Peter's slides are very detailed and are a representation of the gist of his paper. I find this interesting: speakers here only have 20 minutes to 'get across' the gist of their papers - a kind of performance, not dissimilar to the performance of this blog. Questions? What conclusions can be generalized and what are context specific in Peter's research? What are the life-cycles of virtual teams or organisations. One questioner from the OU works in a team where the leader has almost dissapeared, and where my colleagues are only email addresses. And what is virtuality?

More Opening Re-Marks and KEYNOTE


Disneyization - I wonder how this applies to the rigmarole of academe and of conferences? A kind of self-parody: the language, linguistic gestures, the compliments and references to wider bodies of discourse. There's also a suspension of something; a putting on hold of certain urges, to dispute not just the content of what's being said but how it is being said. The current speaker is talking about leadership in higher education, which seems germane to the conference. I wonder what impact this paper, its delivery and its standing at the beginning of the conference has on the remainder of the conference? Why this paper at the start: what qualities are being assumed about this paper as a paper? The warrant for this presentation are wholly academic; its gestures are firmly within the language game of academic research; the field of play for the conference seem to be in the process of being laid down here - the goal posts erected, the lines painted on the grass, the referee doing his final warm-up, and us, the players, pushing back into the chairs of comfort in having expectations met (namely, of attending a conference in an academic institution). I wonder about the conference's duality between practitioner and theorist and the strap line of 'knowledge into action' is, or is not, valued here...

Interesting hiatus - the speaker has just reached for his glass of water and I noticed his hand was shaking. Now this could mean many things. Then, just after I noticed this the slide became stuck; the zapper wasn't working and the next slide couldn't be shown. After Kim stepped up and fiddled with the PC, the correct slide came up and the speaker continued. During the 30 or so seconds whilst this 'technical hitch' was being remedied, a murmur arose in the audience. I only mention this as part of my foregrounding of the apparatus of the conference, which is an emphasis related to the focus of my paper on re-focusing our eyes on the apparatus of education and the role this plays in its referent - in the case of this conference, leadership.

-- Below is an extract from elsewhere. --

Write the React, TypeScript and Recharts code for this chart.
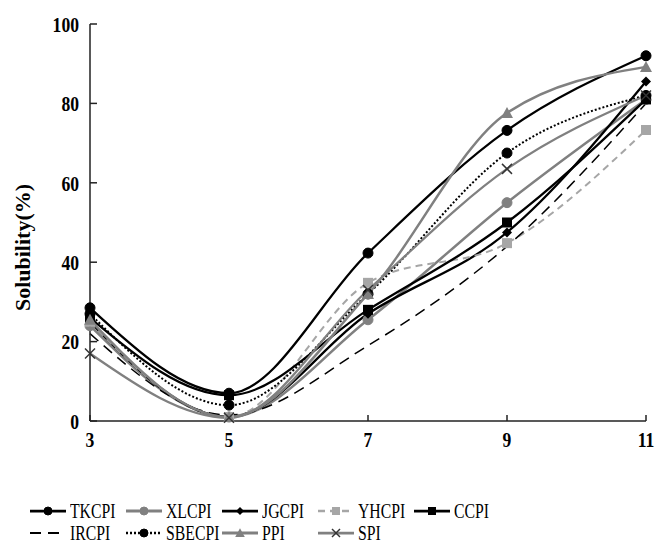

The conclusions from this opening keynote: how are the conclusions to be orchestrated and are they as multiple as I'm saying they are? One conclusion from this paper is that we need more research about what constitutes leadership in higher education. HE is conservative and possibly the research agendas on leadership in HE reflect the same conservatism. Some formal conclusions, from the speaker, are that the topic is less to do with "getting more out of followers" and more on "the ends of HE education leadership". What other conclusions exist around the room - wouldn't that be interesting to find out? We're breaking for tea soon, so I'll try and capture some other opinions

Opening Remarks


Using uppercase in my title for this post refers to the formality of the speech that is currently being given by our hosts here at Cranfield. The room is packed - almost 100 in the room here. It appears that the conference is attended mostly by academics, but reference and welcomes have been given to several corporate participants: and the spread of nationalities is considerable. Some sponor endorsements and recognitions for Sage and Palgrave... Over now to Kim James, who steps up to the lecturn. Lecturn - funny word that and a strange piece of furniture that somehow acts as a warrant, a permission to inhabit the pedagogic cockpit. But now, over to some administrative announcements - why aren't these valorised as much as the papers? Latour would be proud of me - these fire exit, room locations, dinner arrangements are all part of studying leadership, aren't they. Umm...

consuming my own product


Here I am, sat in in LR16, about to listen to the opening remarks, and I find myself at the receiving end of my own product. Often, I've been in this lecture theatre at the front end, in what I call the pedagogic cockpit with the paraphenalia of whiteboards, lecturns, computers. But here I am in the stalls, receiving and consuming my own product. Does that make me a cannibal?

nationality, territorialization and identity

what are our territories of leadership? How do our national identities influence our perceptions of leadership? Wow - just having some great conversations with gentlemen from Canada, the US and Sweden. And we're talking, or at least I'm thinking, of national stereotypes and doing our best to empathise and to share our experience and knowledge of these different fragments. Now we're onto Gilles Deleuze...

Mingle, mingle


I've just turned up and am already in a conversation with an executive doctorate student about identity, intuition and essences around what and individual leader's intent is. Does an intent, does this person's articulation of this intent constitute his/her status as a leader? Interesting: I guess this still posits a singular individual as the essence of leadership. I'll be interested to hear how/whether this proclivity persists throughout today. More later...

Wednesday 13 December 2006

Conference Eve


Hi - I'm Toby and I'll be at the conference which starts tomorrow. I'm writing this blog as an attempt to capture some of the flavour of the two days, and to share it with my friends and colleagues. I'm also presenting a paper on the last morning of the conference, entitled Troubling Leadership Education: Poststructural Margins.

I'm really looking forward to meeting and talking with, what looks to be so far, a wonderfully diverse audience of people attending. Feel free to post on this blog your comments either about the conference, or about your attitude to leadership, and the study of leadership, generally.

Monday 11 December 2006

INTERNATIONAL CONFERENCE ON STUDYING LEADERSHIP: KNOWLEDGE INTO ACTION, 2006


Thursday 14th - Friday 15th December 2006Cranfield School of Management, Bedfordshire, UK

Cranfield School of Management is proud to host the fifth annual Studying Leadership Conference in 2006. The conference will be held at the Cranfield Management Development Centre, the School’s dedicated facility for residential conferences and programmes, at the Cranfield University campus. The Cranfield conference will follow in the well-established traditions set by previous events at Said, Lancaster and Exeter.

We are encouraging papers on any aspect of leadership research and particularly welcome papers which may inform leadership practice. The closing date for full papers is 20th November 2006.